Reaction characteristics and compressive strength of magnesia-phosphate cement at negative temperatures

Abstract Magnesia-phosphate cement (MPC) is considered the most promising inorganic cementing material for the rush-repair construction of concrete structures, pavements, and airport runways in negative-temperature environments. To prepare MPC repair materials that are suitable for negative temperatures, we studied and quantitatively analyzed the influences of dead-burned magnesia/phosphate (M/P), borax/dead-burned magnesia (B/M), and water/MPC (W/C) ratios on the reaction rate, early strength, and long-term strength of MPC prepared and cured at negative temperatures.
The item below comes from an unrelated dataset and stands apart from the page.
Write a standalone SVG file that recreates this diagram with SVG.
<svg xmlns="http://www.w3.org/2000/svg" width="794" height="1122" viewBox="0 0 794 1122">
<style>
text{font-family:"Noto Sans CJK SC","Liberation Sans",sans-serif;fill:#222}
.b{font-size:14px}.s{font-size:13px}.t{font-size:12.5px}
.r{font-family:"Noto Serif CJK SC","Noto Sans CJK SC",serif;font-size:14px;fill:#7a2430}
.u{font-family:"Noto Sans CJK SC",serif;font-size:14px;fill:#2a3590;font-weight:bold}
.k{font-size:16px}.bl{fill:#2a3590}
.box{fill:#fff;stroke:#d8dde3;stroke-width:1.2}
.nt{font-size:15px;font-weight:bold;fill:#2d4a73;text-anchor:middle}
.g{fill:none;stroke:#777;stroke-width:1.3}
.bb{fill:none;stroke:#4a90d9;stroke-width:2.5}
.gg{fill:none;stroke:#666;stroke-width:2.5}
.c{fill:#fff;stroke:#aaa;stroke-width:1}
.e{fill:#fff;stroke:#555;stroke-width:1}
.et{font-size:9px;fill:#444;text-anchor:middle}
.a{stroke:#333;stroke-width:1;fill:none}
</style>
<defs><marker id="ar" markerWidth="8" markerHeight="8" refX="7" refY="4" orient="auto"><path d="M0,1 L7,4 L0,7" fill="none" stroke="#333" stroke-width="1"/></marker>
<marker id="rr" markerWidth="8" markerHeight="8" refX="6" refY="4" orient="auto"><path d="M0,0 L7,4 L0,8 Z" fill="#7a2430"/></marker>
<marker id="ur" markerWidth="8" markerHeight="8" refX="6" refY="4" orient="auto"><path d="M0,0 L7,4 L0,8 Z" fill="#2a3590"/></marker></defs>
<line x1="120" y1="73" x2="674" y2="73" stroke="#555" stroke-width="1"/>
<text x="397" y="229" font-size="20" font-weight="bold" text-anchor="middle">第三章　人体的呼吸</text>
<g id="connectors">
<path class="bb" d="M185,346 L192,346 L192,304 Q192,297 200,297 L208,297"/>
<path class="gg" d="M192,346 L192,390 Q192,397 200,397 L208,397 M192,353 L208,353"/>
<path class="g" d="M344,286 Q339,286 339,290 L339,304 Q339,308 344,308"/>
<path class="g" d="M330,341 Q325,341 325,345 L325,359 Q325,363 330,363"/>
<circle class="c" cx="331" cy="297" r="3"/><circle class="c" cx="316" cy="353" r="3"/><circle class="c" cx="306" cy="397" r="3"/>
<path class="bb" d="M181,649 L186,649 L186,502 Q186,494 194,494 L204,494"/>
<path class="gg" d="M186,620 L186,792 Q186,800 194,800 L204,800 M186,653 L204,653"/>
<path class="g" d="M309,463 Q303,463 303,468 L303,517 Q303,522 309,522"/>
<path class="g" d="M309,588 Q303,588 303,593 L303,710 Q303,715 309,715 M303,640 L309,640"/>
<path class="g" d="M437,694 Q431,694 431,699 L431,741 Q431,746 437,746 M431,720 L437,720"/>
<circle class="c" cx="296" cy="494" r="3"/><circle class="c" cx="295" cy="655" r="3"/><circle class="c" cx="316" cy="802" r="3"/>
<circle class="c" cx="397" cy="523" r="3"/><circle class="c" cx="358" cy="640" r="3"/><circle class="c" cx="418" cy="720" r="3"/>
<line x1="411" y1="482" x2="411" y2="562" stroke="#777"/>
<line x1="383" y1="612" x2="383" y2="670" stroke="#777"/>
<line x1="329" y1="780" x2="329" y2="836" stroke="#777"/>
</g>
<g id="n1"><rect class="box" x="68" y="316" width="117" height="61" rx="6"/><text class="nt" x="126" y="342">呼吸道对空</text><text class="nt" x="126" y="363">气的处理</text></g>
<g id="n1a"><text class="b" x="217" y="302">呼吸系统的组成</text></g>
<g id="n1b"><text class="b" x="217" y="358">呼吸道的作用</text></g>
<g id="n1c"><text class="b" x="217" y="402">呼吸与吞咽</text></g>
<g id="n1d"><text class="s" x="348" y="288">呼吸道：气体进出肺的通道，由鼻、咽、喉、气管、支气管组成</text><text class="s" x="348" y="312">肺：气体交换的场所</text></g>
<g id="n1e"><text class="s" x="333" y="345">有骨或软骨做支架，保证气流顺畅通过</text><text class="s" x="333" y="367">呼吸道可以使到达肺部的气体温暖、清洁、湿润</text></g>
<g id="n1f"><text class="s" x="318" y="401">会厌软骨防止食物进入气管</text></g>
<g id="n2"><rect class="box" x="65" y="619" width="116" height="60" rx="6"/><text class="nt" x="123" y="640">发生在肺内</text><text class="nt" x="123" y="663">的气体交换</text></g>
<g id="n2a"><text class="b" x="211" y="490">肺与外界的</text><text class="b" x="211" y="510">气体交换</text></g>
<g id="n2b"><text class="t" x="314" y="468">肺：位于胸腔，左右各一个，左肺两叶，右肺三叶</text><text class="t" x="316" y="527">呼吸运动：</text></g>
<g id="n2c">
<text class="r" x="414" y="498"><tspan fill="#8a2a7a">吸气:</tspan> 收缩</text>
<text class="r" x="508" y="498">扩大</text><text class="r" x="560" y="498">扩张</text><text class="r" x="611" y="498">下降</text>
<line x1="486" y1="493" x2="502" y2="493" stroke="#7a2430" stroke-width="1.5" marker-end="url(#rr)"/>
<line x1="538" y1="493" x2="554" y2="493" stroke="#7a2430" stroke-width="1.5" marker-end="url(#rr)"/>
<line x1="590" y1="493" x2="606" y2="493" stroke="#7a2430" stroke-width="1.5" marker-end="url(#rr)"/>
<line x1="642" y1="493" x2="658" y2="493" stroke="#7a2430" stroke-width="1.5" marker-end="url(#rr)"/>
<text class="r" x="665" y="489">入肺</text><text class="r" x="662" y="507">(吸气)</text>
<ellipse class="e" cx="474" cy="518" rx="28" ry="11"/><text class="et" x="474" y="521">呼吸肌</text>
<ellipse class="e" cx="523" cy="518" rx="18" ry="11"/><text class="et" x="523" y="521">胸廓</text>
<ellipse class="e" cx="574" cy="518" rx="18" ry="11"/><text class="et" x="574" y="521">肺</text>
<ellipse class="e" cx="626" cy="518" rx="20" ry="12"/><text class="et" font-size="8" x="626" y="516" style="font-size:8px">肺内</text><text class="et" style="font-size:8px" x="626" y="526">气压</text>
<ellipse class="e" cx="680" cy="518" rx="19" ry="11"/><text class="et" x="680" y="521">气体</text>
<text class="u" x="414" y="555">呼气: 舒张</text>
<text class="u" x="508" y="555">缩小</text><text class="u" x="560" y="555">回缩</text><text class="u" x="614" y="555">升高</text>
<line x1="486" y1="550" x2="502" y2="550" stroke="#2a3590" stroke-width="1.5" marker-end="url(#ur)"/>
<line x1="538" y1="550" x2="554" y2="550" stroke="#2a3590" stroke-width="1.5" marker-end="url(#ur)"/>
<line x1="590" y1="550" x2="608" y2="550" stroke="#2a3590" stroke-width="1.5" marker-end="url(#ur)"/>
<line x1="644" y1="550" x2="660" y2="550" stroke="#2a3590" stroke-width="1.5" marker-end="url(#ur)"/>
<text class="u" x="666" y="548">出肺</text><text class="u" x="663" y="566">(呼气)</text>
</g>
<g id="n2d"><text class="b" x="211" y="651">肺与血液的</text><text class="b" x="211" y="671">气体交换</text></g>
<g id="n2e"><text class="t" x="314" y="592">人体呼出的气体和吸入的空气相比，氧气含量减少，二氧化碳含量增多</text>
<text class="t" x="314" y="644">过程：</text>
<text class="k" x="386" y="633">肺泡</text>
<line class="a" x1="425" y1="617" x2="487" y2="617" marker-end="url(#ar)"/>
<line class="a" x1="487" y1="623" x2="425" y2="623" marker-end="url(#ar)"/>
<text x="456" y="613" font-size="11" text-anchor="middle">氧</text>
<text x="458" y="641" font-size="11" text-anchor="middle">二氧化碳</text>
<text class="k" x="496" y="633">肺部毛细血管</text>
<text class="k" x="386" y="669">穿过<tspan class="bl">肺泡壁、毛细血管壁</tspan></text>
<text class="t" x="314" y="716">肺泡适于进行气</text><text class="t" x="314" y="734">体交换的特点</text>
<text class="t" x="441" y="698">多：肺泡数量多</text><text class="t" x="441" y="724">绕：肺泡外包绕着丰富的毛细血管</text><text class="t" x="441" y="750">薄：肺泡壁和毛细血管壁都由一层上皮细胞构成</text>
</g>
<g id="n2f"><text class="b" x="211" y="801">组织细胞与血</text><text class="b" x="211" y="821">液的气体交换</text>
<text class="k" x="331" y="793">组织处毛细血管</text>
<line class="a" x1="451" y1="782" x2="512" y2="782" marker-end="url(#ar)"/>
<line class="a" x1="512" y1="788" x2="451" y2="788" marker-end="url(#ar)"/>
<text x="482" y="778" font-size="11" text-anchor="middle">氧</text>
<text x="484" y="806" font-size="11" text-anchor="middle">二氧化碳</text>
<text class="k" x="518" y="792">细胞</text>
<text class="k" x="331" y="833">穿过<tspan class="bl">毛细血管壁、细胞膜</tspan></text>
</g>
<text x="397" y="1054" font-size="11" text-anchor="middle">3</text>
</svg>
The ice point of the mixed water decreased to −10 °C because of the double hydrolysis role of monoammonium phosphate and borax; therefore, MPC could set and harden at temperatures higher than −10 °C, and its 2 h compressive strength was > 15 MPa. The setting and reaction rate of MPC decreased steeply with decreasing temperature, and the 2 h compressive strength was as low as 3.0 MPa at − 20 ± 2 °C. The early strength of MPC enhanced on increasing the magnesium ion concentration in the MPC slurry, and the 2 h compressive strength of MPC at − 10 ± 2 °C increased by approximately 50% when the M/P ratio increased from 3 to 5. The early strength of MPC at negative temperatures was more sensitive to changes in the B/M and W/C ratios than at room temperature (20 ± 2 °C). When the temperature of the frozen MPC specimens that were maintained at − 10 ± 2 °C and − 20 ± 2 °C was increased to room temperature, the long-term strength of the MPC increased to approximately 80.9% and 67.6%, respectively, than that of the MPC maintained at room temperature, owing to the secondary reaction in the MPC.